Engraftment of hematopoietic stem cell and progenitor cell populations

Bone marrow transplantation has revolutionized human medicine by extending the life span, and even curing, individuals afflicted with cancer and other pathological hematologic conditions. However, the mechanisms that mediate the engraftment of hematopoietic stem cells (HSCs) after transplantation remain largely obscure. A more comprehensive understanding of the factors that positively and negatively effect engraftment of stem cell and progenitor cell populations is needed to achieve greater success in performing bone marrow and stem cell transplants by preventing the occasional transplant failure. Evaluating the ability of several defined stem cell and progenitor cell populations to contribute to WBC recovery following transplantation into irradiated mice, we found the Rholow subset of stem cells to be solely responsible for bone marrow reconstitution at long periods of time posttransplant. In addition, we identified a lymphoid progenitor cell population that possessed a phenotype very similar to stem cells cells (Sca-1+ c-kit+ Lineageneg Thyneg) and that mediated lymphoid reconstitution of the bone marrow and blood at very early times posttransplant.
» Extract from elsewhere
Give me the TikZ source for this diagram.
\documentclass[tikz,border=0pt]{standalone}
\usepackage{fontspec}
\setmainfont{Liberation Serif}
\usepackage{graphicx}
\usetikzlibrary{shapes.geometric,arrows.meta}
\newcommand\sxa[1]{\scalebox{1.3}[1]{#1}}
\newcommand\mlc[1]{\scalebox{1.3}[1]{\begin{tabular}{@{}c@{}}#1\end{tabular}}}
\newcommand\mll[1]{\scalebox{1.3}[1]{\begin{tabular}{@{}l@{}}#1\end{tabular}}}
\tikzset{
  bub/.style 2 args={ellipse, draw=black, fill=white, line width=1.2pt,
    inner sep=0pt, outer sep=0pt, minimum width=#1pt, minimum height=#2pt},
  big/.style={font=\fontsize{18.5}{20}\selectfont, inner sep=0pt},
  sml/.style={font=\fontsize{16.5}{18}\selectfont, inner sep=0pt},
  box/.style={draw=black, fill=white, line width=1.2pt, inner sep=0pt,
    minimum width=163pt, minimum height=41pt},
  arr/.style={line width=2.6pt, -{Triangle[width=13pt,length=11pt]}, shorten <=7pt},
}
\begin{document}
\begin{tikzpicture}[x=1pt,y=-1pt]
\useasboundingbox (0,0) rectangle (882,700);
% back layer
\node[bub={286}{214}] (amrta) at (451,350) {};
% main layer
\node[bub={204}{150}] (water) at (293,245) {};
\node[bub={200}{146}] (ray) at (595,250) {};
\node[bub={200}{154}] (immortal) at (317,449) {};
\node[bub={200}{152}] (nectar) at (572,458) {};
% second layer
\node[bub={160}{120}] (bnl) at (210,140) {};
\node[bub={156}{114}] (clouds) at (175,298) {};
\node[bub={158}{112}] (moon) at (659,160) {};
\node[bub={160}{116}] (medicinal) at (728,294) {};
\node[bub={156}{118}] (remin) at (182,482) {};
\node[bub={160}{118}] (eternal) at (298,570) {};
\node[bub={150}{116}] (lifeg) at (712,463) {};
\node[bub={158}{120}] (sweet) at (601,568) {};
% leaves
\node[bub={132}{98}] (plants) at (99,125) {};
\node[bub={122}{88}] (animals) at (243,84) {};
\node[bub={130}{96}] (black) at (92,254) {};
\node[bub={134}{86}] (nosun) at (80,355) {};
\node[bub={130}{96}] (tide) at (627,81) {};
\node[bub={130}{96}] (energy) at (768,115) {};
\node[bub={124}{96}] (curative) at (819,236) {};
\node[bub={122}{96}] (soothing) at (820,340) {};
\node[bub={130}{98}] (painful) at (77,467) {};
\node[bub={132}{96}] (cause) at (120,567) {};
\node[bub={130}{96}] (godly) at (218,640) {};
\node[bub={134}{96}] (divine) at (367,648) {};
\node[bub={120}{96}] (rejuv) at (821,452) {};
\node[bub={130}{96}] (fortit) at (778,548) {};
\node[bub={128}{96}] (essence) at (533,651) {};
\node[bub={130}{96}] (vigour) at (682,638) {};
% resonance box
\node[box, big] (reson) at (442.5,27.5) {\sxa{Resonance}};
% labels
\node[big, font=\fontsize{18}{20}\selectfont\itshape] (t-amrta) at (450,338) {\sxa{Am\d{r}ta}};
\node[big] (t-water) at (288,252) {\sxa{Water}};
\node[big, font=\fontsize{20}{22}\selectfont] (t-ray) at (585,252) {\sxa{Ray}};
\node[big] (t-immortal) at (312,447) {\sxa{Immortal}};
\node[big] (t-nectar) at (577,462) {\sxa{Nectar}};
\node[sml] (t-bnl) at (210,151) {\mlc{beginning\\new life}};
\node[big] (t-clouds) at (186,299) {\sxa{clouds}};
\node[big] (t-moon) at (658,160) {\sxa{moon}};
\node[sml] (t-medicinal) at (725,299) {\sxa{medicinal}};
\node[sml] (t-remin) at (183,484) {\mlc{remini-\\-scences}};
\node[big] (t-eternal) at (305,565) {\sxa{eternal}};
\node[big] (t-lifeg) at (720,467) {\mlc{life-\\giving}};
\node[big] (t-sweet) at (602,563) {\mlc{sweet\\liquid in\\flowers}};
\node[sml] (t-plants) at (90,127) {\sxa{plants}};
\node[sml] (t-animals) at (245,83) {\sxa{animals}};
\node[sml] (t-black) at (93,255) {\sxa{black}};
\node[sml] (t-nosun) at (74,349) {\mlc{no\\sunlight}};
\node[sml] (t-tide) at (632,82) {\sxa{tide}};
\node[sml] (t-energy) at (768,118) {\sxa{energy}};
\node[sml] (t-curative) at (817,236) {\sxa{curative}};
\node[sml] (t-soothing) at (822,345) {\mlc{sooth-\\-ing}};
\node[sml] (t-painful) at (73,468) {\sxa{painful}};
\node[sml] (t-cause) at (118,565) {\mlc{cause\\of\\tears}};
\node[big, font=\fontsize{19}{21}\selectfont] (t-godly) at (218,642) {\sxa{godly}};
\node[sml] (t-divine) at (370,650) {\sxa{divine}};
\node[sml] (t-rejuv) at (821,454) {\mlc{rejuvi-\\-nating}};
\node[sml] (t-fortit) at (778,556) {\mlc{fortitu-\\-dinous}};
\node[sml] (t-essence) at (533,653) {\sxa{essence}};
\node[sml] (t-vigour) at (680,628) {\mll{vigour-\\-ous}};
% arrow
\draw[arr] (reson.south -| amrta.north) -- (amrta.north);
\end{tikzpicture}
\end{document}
The results of these studies also demonstrated that the use of different selection protocols for isolating the Thyneg population could drastically diminish the early reconstitutive properties of these cells. Specifically, the c-kit allophycocyanin conjugate derived from the 2B8 clone, but not the c-kit biotin conjugate derived from the ACK4 clone, suppressed the early lymphoid recovery demonstrated by this cell population. Lastly, we devised a new murine model for performing bone marrow transplants that involved transplanting two bone marrow grafts separated by a time interval of several days. Subsequent serial transplantation of bone marrow from reconstituted recipients resulted in significantly greater peripheral blood reconstitution by the second graft in tertiary recipients. However, this was only found to be true when the second graft was administered to primary recipients 3 or 5 days after the first graft. We subsequently revealed there was a 4-fold increase in HSC numbers in primary recipients that received the second graft after a 5-day delay. This supports the idea that HSCs may lose their self-renewal and proliferative properties following transplantation. Therefore, this modified transplant regime may prove useful in preventing graft failure after very long periods of time posttransplant.